The Center filed an amicus brief with the Ninth Circuit of the US Court of Appeals in support of the plaintiff's challenge to Arizona's statutory provision denying voting rights to individuals with felony convictions. Voting rights are withheld until those individuals have paid any court-ordered fees, fines, or restitution.

Published: February 6, 2009

In Coronado v. Napolitano, the plaintiffs, represented by the ACLU, challenged the Arizona statutory provision denying voting rights to individuals with felony convictions until those individuals paid any court-ordered fees, fines, or restitution. Plaintiffs also contested the extension of disenfranchising crimes to those crimes that were not felonies at common law.  Specifically, plaintiffs alleged violations of the 14th and 24th Amendments to the U.S. Constitution, and various provisions of the Arizona Constitution. After the United States District Court of Arizona ruled in defendants’ favor, the plaintiffs subsequently appealed this decision to the federal Ninth Circuit Court of Appeals.
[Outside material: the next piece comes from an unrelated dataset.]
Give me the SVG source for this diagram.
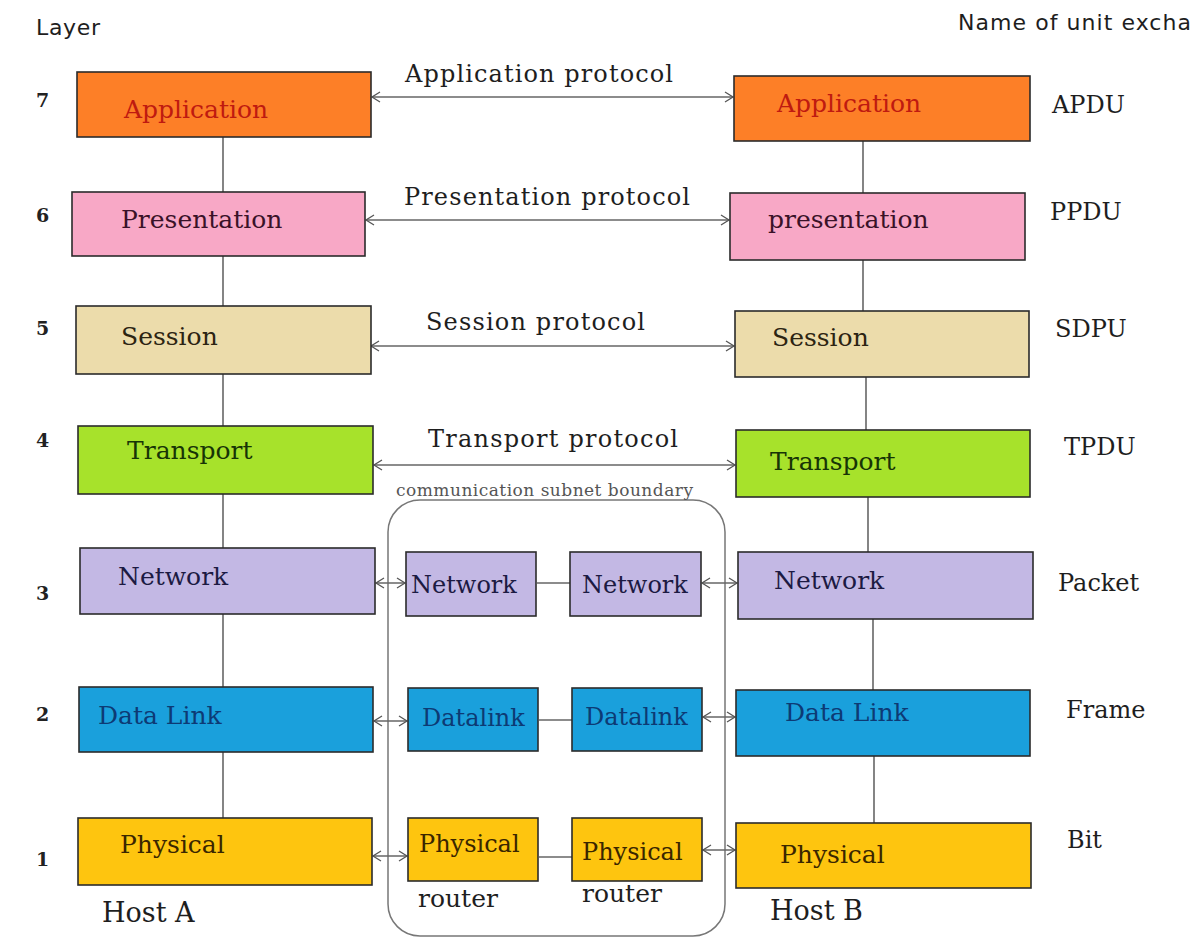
<svg xmlns="http://www.w3.org/2000/svg" width="1191" height="942" viewBox="0 0 1191 942">
  <defs>
    <marker id="chev" viewBox="-10 -6 12 12" markerWidth="12" markerHeight="12" refX="0" refY="0" orient="auto-start-reverse" markerUnits="userSpaceOnUse">
      <path d="M-8,-5 L0,0 L-8,5" fill="none" stroke="#555" stroke-width="1.3"/>
    </marker>
    <style>
      .box { stroke: #2b2b2b; stroke-width: 1.6; }
      .app { fill: #fd7f27; }
      .pres { fill: #f8a8c6; }
      .sess { fill: #ecdcab; }
      .trans { fill: #a7e22b; }
      .net { fill: #c3b8e4; }
      .dl { fill: #1aa0dc; }
      .phy { fill: #fec50f; }
      .lbl { font-family: "DejaVu Serif", "Liberation Serif", serif; font-size: 25px; }
      .mid { font-family: "DejaVu Serif", "Liberation Serif", serif; font-size: 24px; }
      .t-app { fill: #bf1a10; }
      .t-pres { fill: #3a1228; }
      .t-sess { fill: #2c2412; }
      .t-trans { fill: #173406; }
      .t-net { fill: #1c1a42; }
      .t-dl { fill: #0d3a74; }
      .t-phy { fill: #3a2600; }
      .side { font-family: "DejaVu Serif", "Liberation Serif", serif; font-size: 24px; fill: #1e1e1e; }
      .num { font-family: "DejaVu Serif", "Liberation Serif", serif; font-size: 19px; font-weight: bold; fill: #222; }
      .head { font-family: "DejaVu Sans", "Liberation Sans", sans-serif; font-size: 22px; fill: #1e1e1e; }
      .proto { font-family: "DejaVu Serif", "Liberation Serif", serif; font-size: 24px; fill: #1e1e1e; }
      .host { font-family: "DejaVu Serif", "Liberation Serif", serif; font-size: 27px; fill: #1e1e1e; }
      .rt { font-family: "DejaVu Serif", "Liberation Serif", serif; font-size: 25px; fill: #1e1e1e; }
      .link { stroke: #666; stroke-width: 1.6; fill: none; }
      .arrow { stroke: #666; stroke-width: 1.5; fill: none; marker-start: url(#chev); marker-end: url(#chev); }
    </style>
  </defs>
  <rect width="1191" height="942" fill="#ffffff"/>

  <!-- headings and layer numbers -->
  <g id="headings">
    <text class="head" x="36" y="35" textLength="64">Layer</text>
    <text class="head" x="958" y="30" textLength="233">Name of unit excha</text>
    <text class="num" x="36" y="107">7</text>
    <text class="num" x="36" y="222">6</text>
    <text class="num" x="36" y="335">5</text>
    <text class="num" x="36" y="447">4</text>
    <text class="num" x="36" y="600">3</text>
    <text class="num" x="36" y="721">2</text>
    <text class="num" x="36" y="866">1</text>
  </g>

  <!-- communication subnet boundary -->
  <g id="subnet">
    <rect x="388" y="500" width="337" height="436" rx="32" fill="none" stroke="#777" stroke-width="1.5"/>
    <text x="396" y="496" font-family="DejaVu Serif, Liberation Serif, serif" font-size="17" fill="#555" textLength="297">communication subnet boundary</text>
  </g>

  <!-- connectors -->
  <g id="connectors">
    <line class="link" x1="223" y1="137" x2="223" y2="818"/>
    <line class="link" x1="863" y1="141" x2="863" y2="311"/>
    <line class="link" x1="866" y1="377" x2="866" y2="430"/>
    <line class="link" x1="868" y1="497" x2="868" y2="552"/>
    <line class="link" x1="873" y1="619" x2="873" y2="690"/>
    <line class="link" x1="874" y1="756" x2="874" y2="823"/>

    <line class="arrow" x1="372" y1="97" x2="733" y2="97"/>
    <line class="arrow" x1="366" y1="220" x2="729" y2="220"/>
    <line class="arrow" x1="371" y1="346" x2="734" y2="346"/>
    <line class="arrow" x1="374" y1="465" x2="735" y2="465"/>

    <line class="arrow" x1="376" y1="583" x2="405" y2="583"/>
    <line class="link" x1="537" y1="583" x2="570" y2="583"/>
    <line class="arrow" x1="702" y1="583" x2="737" y2="583"/>

    <line class="arrow" x1="374" y1="721" x2="407" y2="721"/>
    <line class="link" x1="539" y1="720" x2="572" y2="720"/>
    <line class="arrow" x1="703" y1="717" x2="735" y2="717"/>

    <line class="arrow" x1="373" y1="856" x2="407" y2="856"/>
    <line class="link" x1="539" y1="857" x2="572" y2="857"/>
    <line class="arrow" x1="703" y1="850" x2="735" y2="850"/>
  </g>

  <!-- Host A stack -->
  <g id="a-application"><rect class="box app" x="77" y="72" width="294" height="65"/><text class="lbl t-app" x="124" y="118">Application</text></g>
  <g id="a-presentation"><rect class="box pres" x="72" y="192" width="293" height="64"/><text class="lbl t-pres" x="121" y="228">Presentation</text></g>
  <g id="a-session"><rect class="box sess" x="76" y="306" width="295" height="68"/><text class="lbl t-sess" x="121" y="345">Session</text></g>
  <g id="a-transport"><rect class="box trans" x="78" y="426" width="295" height="68"/><text class="lbl t-trans" x="127" y="459">Transport</text></g>
  <g id="a-network"><rect class="box net" x="80" y="548" width="295" height="66"/><text class="lbl t-net" x="118" y="585">Network</text></g>
  <g id="a-datalink"><rect class="box dl" x="79" y="687" width="294" height="65"/><text class="lbl t-dl" x="98" y="724">Data Link</text></g>
  <g id="a-physical"><rect class="box phy" x="78" y="818" width="294" height="67"/><text class="lbl t-phy" x="120" y="853">Physical</text></g>
  <g id="host-a"><text class="host" x="102" y="922">Host A</text></g>

  <!-- routers inside the subnet -->
  <g id="r1-network"><rect class="box net" x="406" y="552" width="130" height="64"/><text class="mid t-net" x="411" y="593">Network</text></g>
  <g id="r2-network"><rect class="box net" x="570" y="552" width="131" height="64"/><text class="mid t-net" x="582" y="593">Network</text></g>
  <g id="r1-datalink"><rect class="box dl" x="408" y="688" width="130" height="63"/><text class="mid t-dl" x="422" y="726">Datalink</text></g>
  <g id="r2-datalink"><rect class="box dl" x="572" y="688" width="130" height="63"/><text class="mid t-dl" x="585" y="725">Datalink</text></g>
  <g id="r1-physical"><rect class="box phy" x="408" y="818" width="130" height="63"/><text class="mid t-phy" x="419" y="852">Physical</text></g>
  <g id="r2-physical"><rect class="box phy" x="572" y="818" width="130" height="63"/><text class="mid t-phy" x="582" y="860">Physical</text></g>
  <g id="router-1"><text class="rt" x="418" y="907">router</text></g>
  <g id="router-2"><text class="rt" x="582" y="902">router</text></g>

  <!-- Host B stack -->
  <g id="b-application"><rect class="box app" x="734" y="76" width="296" height="65"/><text class="lbl t-app" x="777" y="112">Application</text></g>
  <g id="b-presentation"><rect class="box pres" x="730" y="193" width="295" height="67"/><text class="lbl t-pres" x="768" y="228">presentation</text></g>
  <g id="b-session"><rect class="box sess" x="735" y="311" width="294" height="66"/><text class="lbl t-sess" x="772" y="346">Session</text></g>
  <g id="b-transport"><rect class="box trans" x="736" y="430" width="294" height="67"/><text class="lbl t-trans" x="770" y="470">Transport</text></g>
  <g id="b-network"><rect class="box net" x="738" y="552" width="295" height="67"/><text class="lbl t-net" x="774" y="589">Network</text></g>
  <g id="b-datalink"><rect class="box dl" x="736" y="690" width="294" height="66"/><text class="lbl t-dl" x="785" y="721">Data Link</text></g>
  <g id="b-physical"><rect class="box phy" x="736" y="823" width="295" height="65"/><text class="lbl t-phy" x="780" y="863">Physical</text></g>
  <g id="host-b"><text class="host" x="770" y="920">Host B</text></g>

  <!-- protocol labels -->
  <g id="protocols">
    <text class="proto" x="405" y="82" textLength="268">Application protocol</text>
    <text class="proto" x="404" y="205" textLength="286">Presentation protocol</text>
    <text class="proto" x="426" y="330" textLength="219">Session protocol</text>
    <text class="proto" x="428" y="447" textLength="250">Transport protocol</text>
  </g>

  <!-- unit names -->
  <g id="units">
    <text class="side" x="1052" y="113">APDU</text>
    <text class="side" x="1050" y="220">PPDU</text>
    <text class="side" x="1055" y="337">SDPU</text>
    <text class="side" x="1064" y="455">TPDU</text>
    <text class="side" x="1058" y="591">Packet</text>
    <text class="side" x="1066" y="718">Frame</text>
    <text class="side" x="1067" y="848">Bit</text>
  </g>
</svg>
The Brennan Center filed an amicus brief on February 4, 2009 before the Ninth Circuit. The Brennan Center argued that the challenged law functioned as an impermissible poll tax in violation of the 24th Amendment, relying on the Amendment's legislative history, contemporaneous case law interpreting the Amendment, and modern case law and policy arguments.

On May 27, 2010 the Ninth Circuit affirmed the District Court decision, holding, among other things, that the statute did not violate the 24th Amendment’s bar against poll taxes. The Ninth Circuit consolidated Coronado with Harvey v. Brewer, 605 F.3d 1067 (2010).